Third is the blonde, handsome, young almost-too-good-to-be true rookie cop on Harry’s team. Wet behind the ears, he has something to prove and while he’s not hero worshipping Harry, he seems to be up to something behind the scenes.

Somewhat more entertaining than this is-it-him-or-is-it-him?-meander-thon is an interesting sub plot concerning grubby Truls ‘Beavis’ Bernsten, who has been leaking information about the case to the Norwegian press, and finally gets his chance to sleep with the wife of his long time frenemy chief of police Mikael Bellman. The politically ambitious chief is still fooling around with another woman and Ulla wants to get revenge. But when it comes down to it, neither can betray the weird love-hate triangle that they’ve known since school.

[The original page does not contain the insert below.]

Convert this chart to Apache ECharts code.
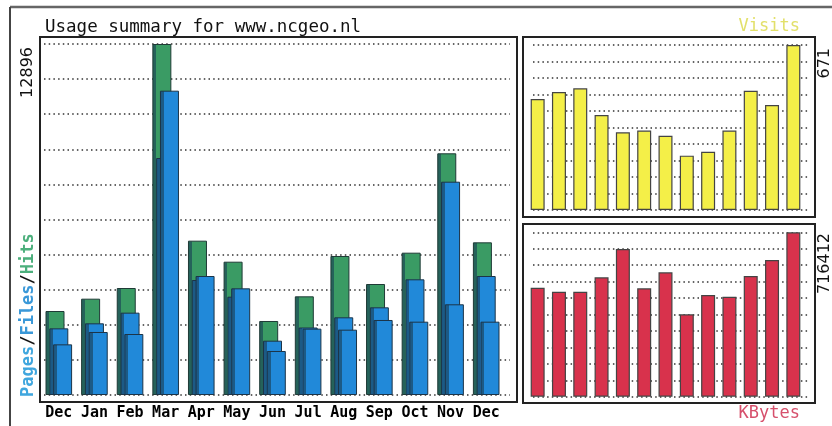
<!DOCTYPE html>
<html>
<head>
<meta charset="utf-8">
<script src="https://cdn.jsdelivr.net/npm/echarts@6/dist/echarts.min.js"></script>
<style>html,body{margin:0;padding:0;background:#fff}#c{width:832px;height:426px}</style>
</head>
<body>
<div id="c"></div>
<script>
const months = ['Dec','Jan','Feb','Mar','Apr','May','Jun','Jul','Aug','Sep','Oct','Nov','Dec'];
const hits   = [3086, 3539, 3931, 12896, 5670, 4898, 2719, 3625, 5107, 4078, 5229, 8880, 5609];
const files  = [2449, 2633, 3025, 8707, 4225, 3612, 1996, 2480, 2854, 3221, 4250, 7837, 4372];
const pages  = [1861, 2315, 2241, 11181, 4372, 3919, 1617, 2437, 2400, 2756, 2694, 3332, 2694];
const visits = [451, 480, 495, 386, 316, 323, 302, 221, 237, 323, 485, 427, 671];
const kbytes = [475000, 457600, 457600, 520300, 643600, 472400, 542100, 359000, 443200, 435800, 526000, 595700, 716412];
const maxLabels = ['12896', '671', '716412'];
const titleText = 'Usage summary for www.ncgeo.nl';

const chart = echarts.init(document.getElementById('c'));
const mono = "'DejaVu Sans Mono', monospace";
const sans = "'DejaVu Sans', sans-serif";

function grad(dark, col) {
  return {type:'linear', x:0, y:0, x2:1, y2:0, colorStops:[
    {offset:0, color:dark},{offset:0.2, color:dark},{offset:0.2, color:col},{offset:1, color:col}]};
}
const hidden = {show:false};
function barX(idx, showLabels) {
  return {type:'category', gridIndex:idx, data:months, boundaryGap:true,
    axisLine:hidden, axisTick:hidden, splitLine:hidden,
    axisLabel: showLabels ? {show:true, interval:0, margin:11, color:'#000', fontFamily:mono, fontSize:15, fontWeight:'bold'} : hidden};
}
function barY(idx, max) {
  return {type:'value', gridIndex:idx, min:0, max:max, axisLine:hidden, axisTick:hidden, axisLabel:hidden, splitLine:hidden};
}
function lineX(idx) {
  return {type:'value', gridIndex:idx, min:0, max:1, show:false};
}
function lineY(idx) {
  return {type:'value', gridIndex:idx, min:0, max:10, interval:1, axisLine:hidden, axisTick:hidden, axisLabel:hidden,
    splitLine:{show:true, lineStyle:{color:'#333', width:1.5, type:[1.5,3.2]}}};
}

const option = {
  backgroundColor:'#ffffff',
  animation:false,
  title:{text:titleText, left:45, top:18, padding:0,
    textStyle:{fontFamily:mono, fontSize:17.5, fontWeight:'normal', color:'#111'}},
  grid:[
    {left:41, top:44, width:463, height:351},
    {left:44, top:44, width:466, height:351},
    {left:527, top:45, width:277, height:165},
    {left:533, top:45, width:275, height:165},
    {left:527, top:232.3, width:277, height:164.4},
    {left:533, top:232.3, width:275, height:164.4}
  ],
  xAxis:[barX(0,true), lineX(1), barX(2,false), lineX(3), barX(4,false), lineX(5)],
  yAxis:[barY(0, Math.max(...hits)), lineY(1), barY(2, Math.max(...visits)), lineY(3), barY(4, Math.max(...kbytes)), lineY(5)],
  series:[
    {name:'Hits', type:'bar', xAxisIndex:0, yAxisIndex:0, data:hits, barWidth:19, barGap:'-80%',
      itemStyle:{color:grad('#25625a','#3a9b64'), borderColor:'#1f3a36', borderWidth:1}},
    {name:'Files', type:'bar', xAxisIndex:0, yAxisIndex:0, data:files, barWidth:19, barGap:'-80%',
      itemStyle:{color:grad('#1c5a86','#2189d9'), borderColor:'#1c3448', borderWidth:1}},
    {name:'Pages', type:'bar', xAxisIndex:0, yAxisIndex:0, data:pages, barWidth:19, barGap:'-80%',
      itemStyle:{color:grad('#1c5a86','#2189d9'), borderColor:'#1c3448', borderWidth:1}},
    {name:'Visits', type:'bar', xAxisIndex:2, yAxisIndex:2, data:visits, barWidth:14,
      itemStyle:{color:'#f4ef48', borderColor:'#444', borderWidth:1.2}},
    {name:'KBytes', type:'bar', xAxisIndex:4, yAxisIndex:4, data:kbytes, barWidth:14,
      itemStyle:{color:'#d8324c', borderColor:'#444', borderWidth:1.2}}
  ],
  graphic:[
    {type:'line', z:20, shape:{x1:10, y1:7, x2:832, y2:7}, style:{stroke:'#666', lineWidth:2.5}},
    {type:'line', z:20, shape:{x1:10, y1:7, x2:10, y2:426}, style:{stroke:'#444', lineWidth:2}},
    {type:'rect', z:20, shape:{x:40, y:37, width:477, height:365}, style:{fill:'none', stroke:'#222', lineWidth:2}},
    {type:'rect', z:20, shape:{x:523, y:37, width:292, height:180}, style:{fill:'none', stroke:'#222', lineWidth:2}},
    {type:'rect', z:20, shape:{x:523, y:224, width:292, height:179}, style:{fill:'none', stroke:'#222', lineWidth:2}},
    {type:'text', z:20, x:27.5, y:47, rotation:Math.PI/2,
      style:{text:maxLabels[0], font:'16px ' + sans, fill:'#111', align:'right', verticalAlign:'middle'}},
    {type:'text', z:20, x:825, y:48, rotation:Math.PI/2,
      style:{text:maxLabels[1], font:'16px ' + sans, fill:'#111', align:'right', verticalAlign:'middle'}},
    {type:'text', z:20, x:825, y:233, rotation:Math.PI/2,
      style:{text:maxLabels[2], font:'16px ' + sans, fill:'#111', align:'right', verticalAlign:'middle'}},
    {type:'text', z:20, x:29, y:397, rotation:Math.PI/2,
      style:{text:'{p|Pages}{s|/}{f|Files}{s|/}{h|Hits}', align:'left', verticalAlign:'middle',
        font:'bold 17px ' + mono,
        rich:{
          p:{fill:'#3fa6de', font:'bold 17px ' + mono},
          f:{fill:'#3a98d8', font:'bold 17px ' + mono},
          h:{fill:'#4caf7c', font:'bold 17px ' + mono},
          s:{fill:'#111', font:'bold 17px ' + mono}
        }}},
    {type:'text', z:20, x:800, y:27, style:{text:'Visits', font:'17px ' + mono, fill:'#e2e06a', align:'right', verticalAlign:'middle'}},
    {type:'text', z:20, x:800, y:414, style:{text:'KBytes', font:'17px ' + mono, fill:'#d6506c', align:'right', verticalAlign:'middle'}}
  ]
};
chart.setOption(option);
</script>
</body>
</html>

It’s almost Shakespearean (and perhaps Nesbo has been doing his homework ahead of his next book Macbeth) when Truls puts himself in mortal danger to protect Ulla while Bellman doesn’t raise a finger and it’s far more interesting than the silly twist at the end of the book that is supposed to make us think that Hole is dead. Again.

The other thing that grates a little is Hole’s alcoholism which briefly rears its ugly head once again in this book but hardly to the extent where it’s really doing anything to help the story or character development. Yes we know he’s a tortured soul, so what? Tell us something we don’t know. His slipping off the wagon really is inconsequential to the story unless we believe that he cheated on Rakel with a police colleague while he was pissed out of his head. The punch line in this story is that he ends up owning a bar!

Minor gripes aside, this is a really good read and the story moves along at a reasonable clip despite Nesbo’s penchant for whimsical bouts of philosophy, fickle portrayal of alcoholism, and opinions about Norway and rock bands.